Ya hacía años que no se sentía la misma. Se levantaba por la mañana, se miraba al espejo y no, no se reconocía en la imagen. Por supuesto que sabía que la cara que veía reflejada enfrente correspondía a la carne que notaba como propia. Tampoco es que hubiera perdido todo contacto con la realidad. Pero ella, había dejado de ser ella. Como si viviera en instantes consecutivos, no lograba identificar aquello que la definía como persona. Si pensaba en su pasado, creía encontrar en él ciertas imágenes que le recordaban a gestos del presente, pero todas eran diferentes y, faltándole el criterio para hacerlo, no sabía decidirse por una a la que aferrarse para dar a su futuro la coherencia de una historia.
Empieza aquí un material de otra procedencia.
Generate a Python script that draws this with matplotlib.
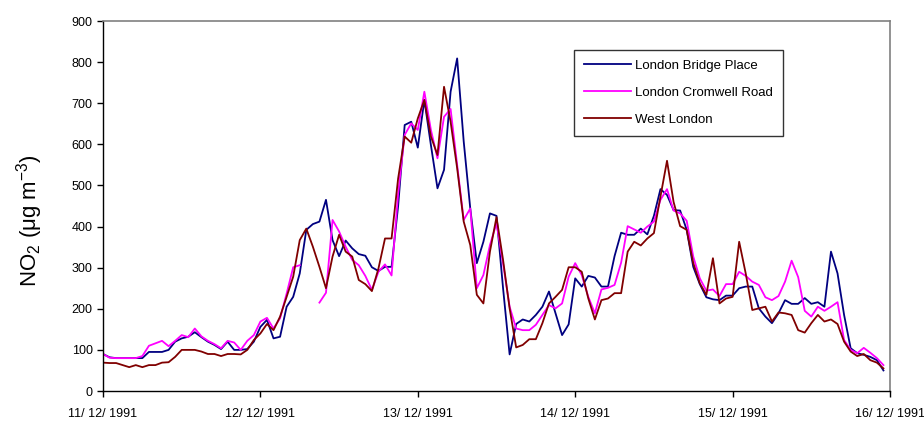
import numpy as np
import matplotlib
matplotlib.use("Agg")
import matplotlib.pyplot as plt

plt.rcParams['font.family'] = ['Liberation Sans', 'DejaVu Sans']
plt.rcParams['mathtext.fontset'] = 'custom'
plt.rcParams['mathtext.rm'] = 'Liberation Sans'
plt.rcParams['mathtext.it'] = 'Liberation Sans'

# Hourly NO2 (ug m-3), hour 0 = 00:00 11/12/1991
bridge_place = [90, 82, 80, 80, 80, 80, 80, 95, 95, 95, 100, 120, 128, 132, 143, 131, 120, 112, 102, 120,
                100, 100, 102, 120, 156, 173, 128, 132, 205, 229, 286, 392, 406, 412, 465, 367, 328, 366, 347, 333,
                329, 301, 292, 302, 302, 450, 647, 655, 592, 708, 598, 493, 538, 728, 809, 607, 444, 311, 363, 432,
                426, 250, 89, 163, 174, 169, 185, 205, 242, 189, 136, 162, 274, 254, 280, 276, 254, 254, 328, 385,
                380, 380, 395, 381, 426, 491, 477, 440, 439, 392, 302, 260, 228, 223, 221, 232, 232, 250, 254, 254,
                201, 181, 165, 189, 221, 212, 212, 226, 212, 216, 205, 339, 286, 185, 104, 92, 88, 83, 75, 50]
cromwell_road = [90, 81, 80, 80, 80, 80, 85, 110, 116, 122, 109, 122, 136, 131, 152, 133, 122, 114, 104, 122,
                 118, 100, 122, 136, 169, 178, 152, 177, 237, 301, 306, np.nan, np.nan, 215, 239, 416, 388, 351, 319, 306,
                 280, 246, 290, 308, 281, 480, 623, 651, 635, 728, 635, 566, 667, 686, 550, 416, 444, 250, 282, 355,
                 408, 310, 205, 152, 148, 148, 161, 185, 209, 201, 213, 278, 311, 282, 229, 189, 247, 251, 258, 312,
                 401, 393, 385, 400, 412, 465, 491, 439, 432, 414, 327, 274, 244, 247, 231, 260, 260, 290, 280, 266,
                 258, 228, 221, 231, 266, 317, 277, 195, 181, 205, 195, 205, 216, 124, 100, 92, 105, 93, 80, 63]
west_london = [69, 68, 68, 63, 58, 63, 58, 63, 63, 69, 70, 83, 100, 100, 100, 96, 90, 90, 85, 90,
               90, 89, 100, 124, 140, 163, 148, 181, 229, 278, 367, 395, 351, 302, 250, 327, 380, 339, 327, 270,
               260, 243, 298, 371, 371, 517, 619, 604, 663, 708, 619, 574, 740, 655, 542, 412, 355, 234, 213, 339,
               423, 319, 201, 106, 112, 126, 126, 165, 213, 229, 246, 301, 301, 290, 225, 174, 221, 225, 238, 238,
               339, 363, 354, 371, 384, 473, 560, 460, 401, 392, 311, 262, 234, 323, 213, 225, 229, 363, 286, 197,
               201, 205, 169, 191, 189, 185, 148, 142, 165, 185, 169, 174, 163, 120, 96, 85, 90, 75, 69, 55]

series_names = ["London Bridge Place", "London Cromwell Road", "West London"]
series_colors = ["#000080", "#FF00FF", "#800000"]
date_labels = ["11/ 12/ 1991", "12/ 12/ 1991", "13/ 12/ 1991", "14/ 12/ 1991", "15/ 12/ 1991", "16/ 12/ 1991"]

fig = plt.figure(figsize=(9.24, 4.23), dpi=100)
ax = fig.add_axes([103/924, 1 - 391/423, (890 - 103)/924, (391 - 21)/423])

hours = np.arange(len(bridge_place))
for data, name, col in zip([bridge_place, cromwell_road, west_london], series_names, series_colors):
    ax.plot(hours, data, color=col, lw=1.3, label=name)

ax.set_xlim(0, 120)
ax.set_ylim(0, 900)
ax.set_yticks(np.arange(0, 901, 100))
ax.set_xticks(np.arange(0, 121, 24))
ax.set_xticklabels(date_labels)
ax.tick_params(axis='both', direction='out', length=4, width=1, labelsize=9, colors='black')
ax.tick_params(axis='x', pad=8)
for s in ['top', 'right']:
    ax.spines[s].set_color('#808080')
    ax.spines[s].set_linewidth(1.2)
for s in ['left', 'bottom']:
    ax.spines[s].set_color('black')
    ax.spines[s].set_linewidth(1.0)

fig.text(30/924, 1 - 221/423, "NO$_2$ (μg m$^{-3}$)", rotation=90, ha='center', va='center', fontsize=16)

leg = ax.legend(loc='upper left', bbox_to_anchor=(0.59, 0.94), frameon=True, fancybox=False,
                edgecolor='black', fontsize=9.5, handlelength=3.6, labelspacing=1.12,
                borderpad=0.75, handletextpad=0.3)
leg.get_frame().set_linewidth(1.0)

fig.savefig("out.png", dpi=100)
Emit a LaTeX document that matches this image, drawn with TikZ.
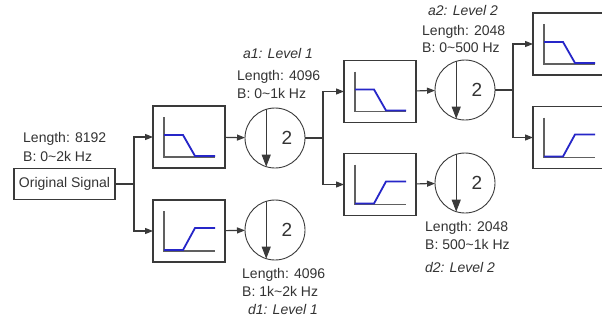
\documentclass[tikz,border=0pt]{standalone}
\usepackage{fontspec}
\setmainfont{Liberation Sans}
\usetikzlibrary{arrows.meta}
\definecolor{txt}{HTML}{333333}
\definecolor{ln}{HTML}{3A3A3A}
\definecolor{ax}{HTML}{606060}
\definecolor{crv}{HTML}{2626C8}
\begin{document}
\begin{tikzpicture}[x=1pt,y=-1pt,
  line/.style={draw=ln, line width=1.1pt},
  arr/.style={line, -{Triangle[length=8pt,width=6pt]}},
  darr/.style={draw=ln, line width=0.9pt, -{Triangle[length=12pt,width=9pt]}},
  box/.style={draw=ln, line width=1.1pt, minimum width=72pt, minimum height=62pt, inner sep=0pt, outer sep=0pt, fill=white},
  ds/.style={circle, draw=ln, line width=0.9pt, minimum size=60pt, inner sep=0pt, outer sep=0pt},
  two/.style={text=txt, font=\fontsize{19}{19}\selectfont, inner sep=0pt},
  lbl/.style={text=txt, font=\fontsize{14}{18}\selectfont, inner sep=0pt, anchor=base west},
  lvl/.style={text=txt, font=\fontsize{14}{18}\selectfont\itshape, inner sep=0pt, anchor=base},
  axis/.style={draw=ax, line width=1.2pt},
  curve/.style={draw=crv, line width=1.8pt},
  lowpass/.pic={\draw[axis] (-25,-20) -- (-25,20) -- (26,20);
                \draw[curve] (-25,-2) -- (-6,-2) -- (6,19) -- (26,19);},
  highpass/.pic={\draw[axis] (-25,-20) -- (-25,20) -- (26,20);
                 \draw[curve] (-25,19) -- (-6,19) -- (6,-3) -- (26,-3);}
]
\useasboundingbox (0,0) rectangle (602,325);
\clip (0,0) rectangle (602,325);

% original signal
\node[draw=ln, line width=1.1pt, minimum width=101pt, minimum height=31pt, inner sep=0pt, outer sep=0pt,
      text=txt, font=\fontsize{14}{18}\selectfont] (orig) at (64.5,184) {Original Signal};
\node[lbl] (l0a) at (23,142) {Length: 8192};
\node[lbl] (l0b) at (23,161) {B: 0\textasciitilde2k Hz};

% level 1
\node[box] (lp1) at (189,137) {};
\pic at (lp1) {lowpass};
\node[box] (hp1) at (189,231) {};
\pic at (hp1) {highpass};
\node[ds] (ds1) at (275,138) {};
\node[two] (t1) at (287,138) {2};
\node[ds] (ds2) at (275,230) {};
\node[two] (t2) at (287,230) {2};

\node[lvl] (a1) at (278,58) {a1: Level 1};
\node[lbl] (l1a) at (237,80) {Length: 4096};
\node[lbl] (l1b) at (237,98) {B: 0\textasciitilde1k Hz};
\node[lbl] (l2a) at (242,278) {Length: 4096};
\node[lbl] (l2b) at (242,296) {B: 1k\textasciitilde2k Hz};
\node[lvl] (d1) at (283,314) {d1: Level 1};

% level 2
\node[box] (lp2) at (380,91.5) {};
\pic at (lp2) {lowpass};
\node[box] (hp2) at (380,184.5) {};
\pic at (hp2) {highpass};
\node[ds] (ds3) at (465,90) {};
\node[two] (t3) at (477,90) {2};
\node[ds] (ds4) at (465,183) {};
\node[two] (t4) at (477,183) {2};

\node[lvl] (a2) at (463,15) {a2: Level 2};
\node[lbl] (l3a) at (422,35) {Length: 2048};
\node[lbl] (l3b) at (422,52) {B: 0\textasciitilde500 Hz};
\node[lbl] (l4a) at (425,231) {Length: 2048};
\node[lbl] (l4b) at (425,249) {B: 500\textasciitilde1k Hz};
\node[lvl] (d2) at (460,272) {d2: Level 2};

% level 3 (cut at the edge)
\node[box] (lp3) at (569,44) {};
\pic at (lp3) {lowpass};
\node[box] (hp3) at (569,137.5) {};
\pic at (hp3) {highpass};

% junctions
\coordinate (j1) at (134,184);
\coordinate (j2) at (323,138);
\coordinate (j3) at (513,90);

% connectors
\draw[line] (orig) -- (j1);
\draw[arr] (j1) |- (lp1.west);
\draw[arr] (j1) |- (hp1.west);
\draw[arr] (lp1) -- (ds1);
\draw[arr] (hp1) -- (ds2);
\draw[line] (ds1) -- (j2);
\draw[arr] (j2) |- (lp2.west);
\draw[arr] (j2) |- (hp2.west);
\draw[arr] (lp2) -- (ds3);
\draw[arr] (hp2) -- (ds4);
\draw[line] (ds3) -- (j3);
\draw[arr] (j3) |- (lp3.west);
\draw[arr] (j3) |- (hp3.west);

% arrows inside the down-samplers
\draw[darr] (ds1.107) -- (ds1.253);
\draw[darr] (ds2.107) -- (ds2.253);
\draw[darr] (ds3.107) -- (ds3.253);
\draw[darr] (ds4.107) -- (ds4.253);
\end{tikzpicture}
\end{document}
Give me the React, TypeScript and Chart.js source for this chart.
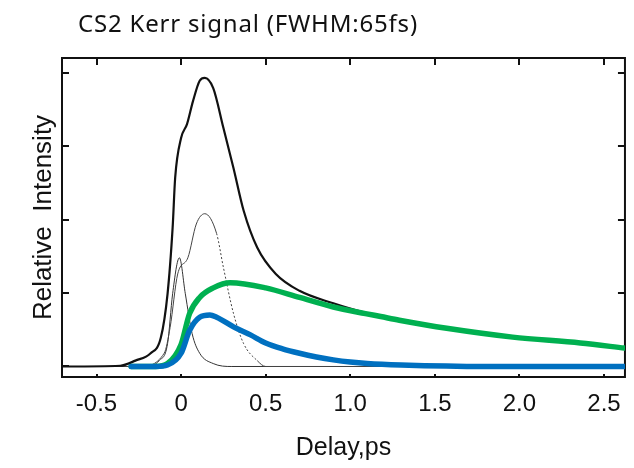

Tenía miedo. No ese miedo irracional ante lo desconocido. Tampoco miedo a sus propios actos. No estaba tan desesperada. Simplemente confusa, aturdida. Casi apenas tenía, en realidad, ningún sentimiento tan fuerte como para sentirse a sí misma, para sufrir, o tratar de ser feliz. El suicidio pues, no era el problema. El miedo era más arcaico. Se imaginaba ya, en el presente, dispersa en el universo. Se veía retrospectivamente como polvo. Ni sería ni era nada. Y eso sí la consumía. Empezaba entonces a plantearse las mismas preguntas que la asolaron en la adolescencia: de dónde venimos, a dónde vamos, qué hacemos en el universo, quienes sómos. Pero el azar de su existencia, su ínfima condición maravillosa no la consolaba. No se sentía fuerte. Si ya no era ella. Ni tan siquiera ella. Ella era ya nada.
Y aún así, cada mañana, se levantaba. Se miraba al espejo. No se veía. Se buscaba. Se vestía. Desayunaba. Iba al trabajo. Sonreía. Disimulaba.
Y aún así, cada mañana, se levantaba. Se miraba al espejo. No se veía. Se buscaba. Se vestía. Desayunaba. Iba al trabajo. Sonreía. Disimulaba.